United States Securities and Exchange Commission

Litigation Release No. 21492 / April 19, 2010

Securities and Exchange Commission v. Frank J. Custable, Jr., et al., Civil Action No. 03-cv-2182 (N.D. Ill.)

SEC Obtains Final Judgment Against Frank J. Custable, Jr. in Penny Stock Scheme

The Securities and Exchange Commission announced today that on April 14, 2010, Judge Joan B. Gottschall of the U.S. District Court for the Northern District of Illinois entered a final judgment against Frank J. Custable, Jr. Custable, a former resident of Glendale-Heights, Illinois, was the architect of a complex and wide-reaching fraudulent penny stock scheme that he orchestrated from November 2001 until the SEC commenced an emergency lawsuit in March 2003 and obtained a temporary restraining order shutting it down. The final judgment, to which Custable consented: (i) enjoins Custable from future violations of the antifraud and registration provisions contained in Sections 5(a), 5(c) and 17(a) of the Securities Act of 1933 and at Section 10(b) of the Securities Exchange Act of 1934 and Rule 10b-5 thereunder; (ii) enjoins Custable from future violations of the securities reporting provisions contained at Section 13(d) of the Exchange Act and Rules 13d-1 and 13d-2 thereunder; (iii) permanently bars him from participating in an offering of penny stock; (iv) orders him to disgorge $4,444,113 of ill-gotten gains plus an additional $1,981,736 of prejudgment interest; and (iv) orders him to pay a civil penalty in the amount of $120,000.
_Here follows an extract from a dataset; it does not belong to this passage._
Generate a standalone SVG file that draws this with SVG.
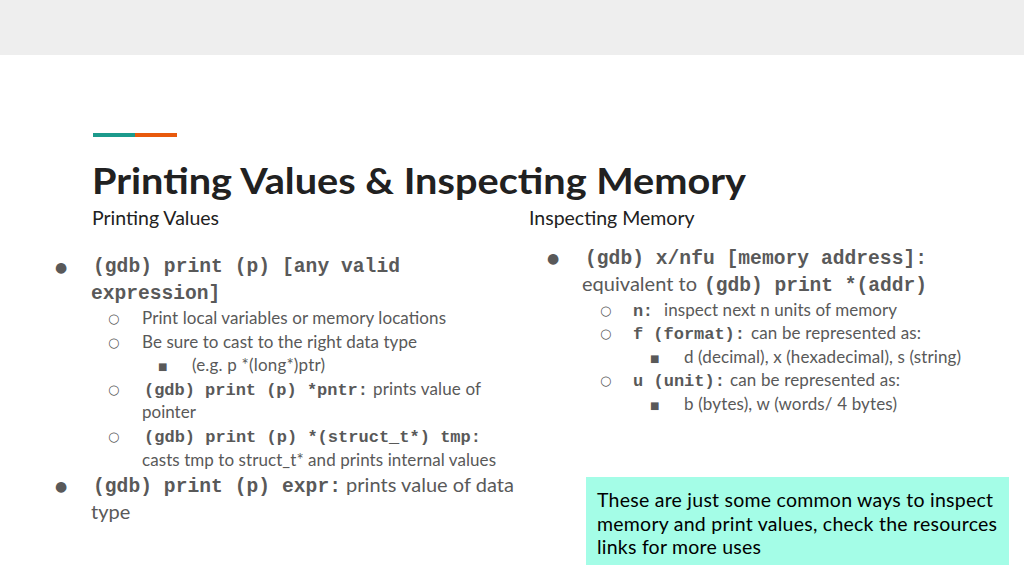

The Commission's complaint alleged that Custable and others violated the registration, antifraud and reporting violations of the federal securities laws through the use of unregistered and fraudulent penny stock offerings. The complaint alleged that Custable accomplished this by obtaining and dumping massive quantities of improperly registered or unregistered shares of stock of at least seven different penny stock companies on the general public, generating net proceeds to Custable of at least $4.3 million. The complaint additionally alleged that Custable fraudulently concealed his ownership interest in the seven penny stocks by having various entities and persons he controlled engage in a host of securities transactions on his behalf. The complaint alleged that Custable obtained stock through fraudulent Form S-8 registrations (normally intended to allow distribution of securities to employees and consultants), fraudulent manipulations of Rule 144(k) holding requirements for resales of restricted stock, and through a scheme to counterfeit nearly half of the outstanding stock of one of these penny stock companies. The complaint alleged that the penny stock companies received substantial financing from Custable in exchange for providing these massive blocks of unregistered or improperly registered stock that Custable dumped on the market through various nominee accounts held in the names of persons or entities he employed or controlled.

In addition to charging Custable and certain of his employees, the Commission also charged certain of the penny stock companies and their officers with securities fraud and registration violations, as well as certain individuals and entities employed or controlled by Custable. Custable has pled guilty to various federal charges arising out of his conduct in the scheme, and on June 9, 2009 was sentenced to a prison term of 21 years. Judgments have previously been entered in this case against 13 defendants and three relief defendants in connection with Custable's scheme.

For further information, see LR-18057 (March 31, 2003) and LR-21423 (February 23, 2010).